▶ **EXTRACTED INFORMATION**:
>> start

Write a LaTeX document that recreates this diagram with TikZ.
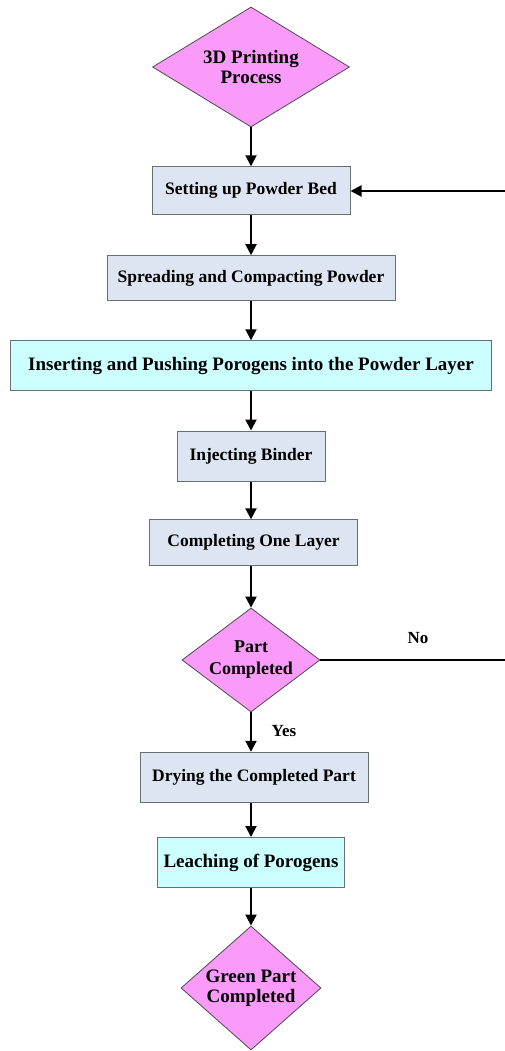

>> end
>> start

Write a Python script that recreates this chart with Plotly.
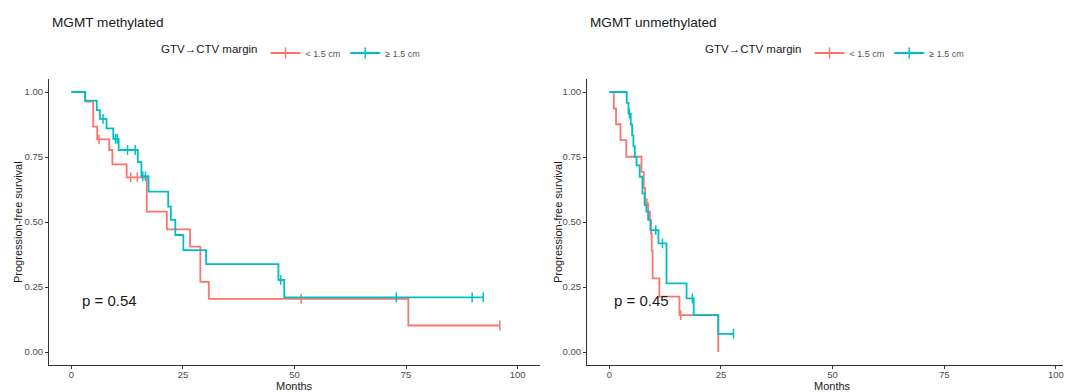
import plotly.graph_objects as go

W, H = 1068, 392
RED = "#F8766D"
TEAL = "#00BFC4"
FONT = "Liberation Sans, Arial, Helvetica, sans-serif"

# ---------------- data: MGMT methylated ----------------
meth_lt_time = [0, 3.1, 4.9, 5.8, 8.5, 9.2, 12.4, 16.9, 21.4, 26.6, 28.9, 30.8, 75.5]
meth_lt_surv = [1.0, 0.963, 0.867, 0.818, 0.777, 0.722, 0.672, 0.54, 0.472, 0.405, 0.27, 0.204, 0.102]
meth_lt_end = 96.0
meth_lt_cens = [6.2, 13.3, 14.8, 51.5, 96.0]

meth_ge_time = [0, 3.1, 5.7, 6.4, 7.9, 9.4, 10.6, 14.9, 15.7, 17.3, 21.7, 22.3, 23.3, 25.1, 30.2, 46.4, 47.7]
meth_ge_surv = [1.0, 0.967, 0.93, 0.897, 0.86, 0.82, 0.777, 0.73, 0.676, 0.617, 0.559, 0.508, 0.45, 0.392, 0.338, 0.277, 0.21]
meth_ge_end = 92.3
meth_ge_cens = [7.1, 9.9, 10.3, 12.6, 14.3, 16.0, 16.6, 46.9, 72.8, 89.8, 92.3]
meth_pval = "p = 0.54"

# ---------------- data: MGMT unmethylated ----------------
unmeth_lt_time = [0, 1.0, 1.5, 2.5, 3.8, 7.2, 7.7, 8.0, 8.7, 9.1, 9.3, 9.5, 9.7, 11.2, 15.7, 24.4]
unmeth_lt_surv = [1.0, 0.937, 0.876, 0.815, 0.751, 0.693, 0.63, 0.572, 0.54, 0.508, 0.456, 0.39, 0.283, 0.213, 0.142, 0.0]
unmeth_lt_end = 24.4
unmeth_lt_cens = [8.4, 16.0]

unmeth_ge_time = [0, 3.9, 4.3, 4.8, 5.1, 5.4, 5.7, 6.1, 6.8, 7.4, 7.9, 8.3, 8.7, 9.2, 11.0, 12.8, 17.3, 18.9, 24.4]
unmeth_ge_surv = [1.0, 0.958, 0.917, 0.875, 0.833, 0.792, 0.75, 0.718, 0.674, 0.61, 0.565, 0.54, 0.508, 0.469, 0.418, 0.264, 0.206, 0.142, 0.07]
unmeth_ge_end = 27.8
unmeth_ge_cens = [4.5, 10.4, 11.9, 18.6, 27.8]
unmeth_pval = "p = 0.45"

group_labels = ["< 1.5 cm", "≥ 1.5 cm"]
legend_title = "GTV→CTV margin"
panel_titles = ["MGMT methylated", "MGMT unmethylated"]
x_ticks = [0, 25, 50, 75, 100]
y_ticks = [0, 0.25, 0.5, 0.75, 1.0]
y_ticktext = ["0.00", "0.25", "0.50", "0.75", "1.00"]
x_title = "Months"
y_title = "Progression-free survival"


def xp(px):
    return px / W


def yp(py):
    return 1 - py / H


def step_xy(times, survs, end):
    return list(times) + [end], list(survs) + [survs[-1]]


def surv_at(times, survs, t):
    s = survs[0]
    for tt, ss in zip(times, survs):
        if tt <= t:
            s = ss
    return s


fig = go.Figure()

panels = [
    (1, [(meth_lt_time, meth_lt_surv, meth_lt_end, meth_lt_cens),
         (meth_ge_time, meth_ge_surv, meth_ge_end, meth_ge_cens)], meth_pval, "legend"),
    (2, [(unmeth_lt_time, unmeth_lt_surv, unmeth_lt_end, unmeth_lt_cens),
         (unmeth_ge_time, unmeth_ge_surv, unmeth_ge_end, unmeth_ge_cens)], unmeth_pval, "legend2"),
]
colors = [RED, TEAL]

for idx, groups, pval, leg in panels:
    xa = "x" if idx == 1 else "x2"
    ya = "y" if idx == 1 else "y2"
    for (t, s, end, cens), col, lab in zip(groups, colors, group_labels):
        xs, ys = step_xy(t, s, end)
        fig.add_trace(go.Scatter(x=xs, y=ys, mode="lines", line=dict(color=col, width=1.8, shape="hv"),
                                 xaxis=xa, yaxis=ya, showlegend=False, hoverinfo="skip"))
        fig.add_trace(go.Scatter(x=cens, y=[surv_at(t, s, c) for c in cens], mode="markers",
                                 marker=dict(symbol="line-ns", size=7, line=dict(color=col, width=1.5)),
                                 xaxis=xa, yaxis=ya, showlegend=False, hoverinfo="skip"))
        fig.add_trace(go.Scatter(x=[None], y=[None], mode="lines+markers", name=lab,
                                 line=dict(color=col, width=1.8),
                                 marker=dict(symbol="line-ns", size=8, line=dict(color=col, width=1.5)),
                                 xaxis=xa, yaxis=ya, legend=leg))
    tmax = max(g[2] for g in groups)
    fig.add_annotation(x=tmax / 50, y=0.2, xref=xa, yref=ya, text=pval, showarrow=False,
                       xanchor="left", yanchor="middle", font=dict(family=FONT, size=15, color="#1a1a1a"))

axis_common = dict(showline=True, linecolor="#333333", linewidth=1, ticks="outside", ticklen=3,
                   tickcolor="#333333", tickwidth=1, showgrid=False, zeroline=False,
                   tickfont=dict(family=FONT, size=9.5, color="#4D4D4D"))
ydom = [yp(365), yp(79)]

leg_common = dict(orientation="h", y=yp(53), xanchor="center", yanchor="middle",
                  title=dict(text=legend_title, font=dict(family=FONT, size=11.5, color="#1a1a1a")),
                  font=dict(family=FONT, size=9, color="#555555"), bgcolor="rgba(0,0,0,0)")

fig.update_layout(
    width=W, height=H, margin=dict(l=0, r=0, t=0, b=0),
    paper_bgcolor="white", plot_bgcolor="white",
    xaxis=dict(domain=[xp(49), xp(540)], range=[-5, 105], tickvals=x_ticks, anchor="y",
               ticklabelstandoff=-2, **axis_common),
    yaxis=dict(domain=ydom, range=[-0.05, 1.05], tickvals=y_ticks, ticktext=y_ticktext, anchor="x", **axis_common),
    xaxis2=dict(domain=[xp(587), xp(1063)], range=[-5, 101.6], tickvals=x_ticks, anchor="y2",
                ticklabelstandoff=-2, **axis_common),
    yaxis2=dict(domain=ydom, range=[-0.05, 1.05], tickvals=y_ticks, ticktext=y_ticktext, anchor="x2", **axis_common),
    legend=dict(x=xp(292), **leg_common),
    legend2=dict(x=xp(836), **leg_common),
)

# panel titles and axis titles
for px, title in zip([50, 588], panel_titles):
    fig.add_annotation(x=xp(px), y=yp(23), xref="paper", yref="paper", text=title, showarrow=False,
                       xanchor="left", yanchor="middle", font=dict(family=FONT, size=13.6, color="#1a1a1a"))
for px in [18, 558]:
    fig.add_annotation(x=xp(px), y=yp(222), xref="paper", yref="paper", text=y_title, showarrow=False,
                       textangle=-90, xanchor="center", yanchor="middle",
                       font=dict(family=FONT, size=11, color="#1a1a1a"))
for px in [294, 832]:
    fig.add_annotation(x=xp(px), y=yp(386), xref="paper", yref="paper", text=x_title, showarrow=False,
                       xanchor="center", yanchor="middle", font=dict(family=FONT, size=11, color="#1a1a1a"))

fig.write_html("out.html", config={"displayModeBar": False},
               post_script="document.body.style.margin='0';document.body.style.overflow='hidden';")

>> end
>> start

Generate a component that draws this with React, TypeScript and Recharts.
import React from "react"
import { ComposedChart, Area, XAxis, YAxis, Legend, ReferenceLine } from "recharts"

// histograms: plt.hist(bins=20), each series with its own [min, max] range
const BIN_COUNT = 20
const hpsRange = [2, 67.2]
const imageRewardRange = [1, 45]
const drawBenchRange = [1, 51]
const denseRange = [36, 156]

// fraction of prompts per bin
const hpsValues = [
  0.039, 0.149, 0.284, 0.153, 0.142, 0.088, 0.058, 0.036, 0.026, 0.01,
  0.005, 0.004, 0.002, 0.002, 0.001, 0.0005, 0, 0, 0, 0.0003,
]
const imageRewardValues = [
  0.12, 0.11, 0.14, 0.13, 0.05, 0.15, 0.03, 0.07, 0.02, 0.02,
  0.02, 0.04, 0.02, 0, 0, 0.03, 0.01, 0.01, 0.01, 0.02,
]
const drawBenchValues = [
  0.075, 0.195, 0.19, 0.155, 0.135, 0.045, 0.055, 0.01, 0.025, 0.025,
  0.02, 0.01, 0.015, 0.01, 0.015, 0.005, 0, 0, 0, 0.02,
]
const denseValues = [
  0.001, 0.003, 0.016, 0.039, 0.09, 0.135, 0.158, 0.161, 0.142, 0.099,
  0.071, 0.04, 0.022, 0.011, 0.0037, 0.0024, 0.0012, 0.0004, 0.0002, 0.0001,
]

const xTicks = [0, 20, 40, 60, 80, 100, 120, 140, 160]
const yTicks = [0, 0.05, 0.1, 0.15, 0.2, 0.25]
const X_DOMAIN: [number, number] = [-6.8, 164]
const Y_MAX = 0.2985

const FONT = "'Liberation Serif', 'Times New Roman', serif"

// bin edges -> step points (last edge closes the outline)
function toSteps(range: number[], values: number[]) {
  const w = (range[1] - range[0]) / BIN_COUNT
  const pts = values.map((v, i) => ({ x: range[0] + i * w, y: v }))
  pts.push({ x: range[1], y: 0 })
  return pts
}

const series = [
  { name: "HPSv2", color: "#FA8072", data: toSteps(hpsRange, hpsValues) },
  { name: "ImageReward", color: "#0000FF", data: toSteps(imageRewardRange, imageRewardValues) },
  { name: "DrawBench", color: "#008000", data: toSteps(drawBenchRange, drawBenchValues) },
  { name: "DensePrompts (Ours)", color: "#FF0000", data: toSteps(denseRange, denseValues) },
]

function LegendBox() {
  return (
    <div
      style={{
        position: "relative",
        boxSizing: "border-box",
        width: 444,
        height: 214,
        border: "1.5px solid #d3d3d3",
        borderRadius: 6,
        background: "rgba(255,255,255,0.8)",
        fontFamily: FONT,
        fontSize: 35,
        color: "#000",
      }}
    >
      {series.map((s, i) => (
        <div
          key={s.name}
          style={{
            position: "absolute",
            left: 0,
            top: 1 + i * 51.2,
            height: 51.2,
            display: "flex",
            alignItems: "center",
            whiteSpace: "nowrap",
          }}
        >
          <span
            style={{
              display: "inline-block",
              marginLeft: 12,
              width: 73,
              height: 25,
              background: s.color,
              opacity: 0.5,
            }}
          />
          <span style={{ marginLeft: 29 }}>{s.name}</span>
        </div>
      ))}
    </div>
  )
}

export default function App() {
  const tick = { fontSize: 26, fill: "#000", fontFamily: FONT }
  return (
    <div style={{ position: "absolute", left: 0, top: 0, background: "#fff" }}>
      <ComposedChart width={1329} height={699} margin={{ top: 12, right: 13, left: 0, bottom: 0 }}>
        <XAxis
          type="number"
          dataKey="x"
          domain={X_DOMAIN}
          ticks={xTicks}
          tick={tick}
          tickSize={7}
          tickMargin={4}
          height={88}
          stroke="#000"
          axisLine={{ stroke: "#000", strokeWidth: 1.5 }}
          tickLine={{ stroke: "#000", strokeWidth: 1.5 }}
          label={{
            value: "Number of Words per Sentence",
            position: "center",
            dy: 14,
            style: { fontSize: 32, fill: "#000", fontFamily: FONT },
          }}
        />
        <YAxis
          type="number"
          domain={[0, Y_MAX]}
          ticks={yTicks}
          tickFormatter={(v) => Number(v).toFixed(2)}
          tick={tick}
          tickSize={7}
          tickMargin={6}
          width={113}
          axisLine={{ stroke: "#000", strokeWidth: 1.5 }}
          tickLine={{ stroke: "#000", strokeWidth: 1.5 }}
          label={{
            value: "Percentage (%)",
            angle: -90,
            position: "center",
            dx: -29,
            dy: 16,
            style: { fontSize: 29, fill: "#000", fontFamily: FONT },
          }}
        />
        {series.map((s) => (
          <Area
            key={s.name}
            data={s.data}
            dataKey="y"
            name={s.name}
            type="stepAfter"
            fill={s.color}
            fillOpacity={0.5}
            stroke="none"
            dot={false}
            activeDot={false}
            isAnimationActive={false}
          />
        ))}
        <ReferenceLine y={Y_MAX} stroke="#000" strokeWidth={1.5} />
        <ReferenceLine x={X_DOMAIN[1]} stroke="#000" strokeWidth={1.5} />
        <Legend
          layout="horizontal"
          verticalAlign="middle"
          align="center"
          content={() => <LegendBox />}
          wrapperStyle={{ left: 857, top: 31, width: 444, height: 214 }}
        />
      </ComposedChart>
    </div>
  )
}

>> end

▶ **PROBLEM**:
Set down, word for word, the lines from the one holding "Write a Python" through the one holding "meth_lt_cens = [6.2, 13.3, 14.8, 51.5, 96.0]". Skip the pictures.

▶ **SOLUTION**:
Write a Python script that recreates this chart with Plotly.
import plotly.graph_objects as go

W, H = 1068, 392
RED = "#F8766D"
TEAL = "#00BFC4"
FONT = "Liberation Sans, Arial, Helvetica, sans-serif"

# ---------------- data: MGMT methylated ----------------
meth_lt_time = [0, 3.1, 4.9, 5.8, 8.5, 9.2, 12.4, 16.9, 21.4, 26.6, 28.9, 30.8, 75.5]
meth_lt_surv = [1.0, 0.963, 0.867, 0.818, 0.777, 0.722, 0.672, 0.54, 0.472, 0.405, 0.27, 0.204, 0.102]
meth_lt_end = 96.0
meth_lt_cens = [6.2, 13.3, 14.8, 51.5, 96.0]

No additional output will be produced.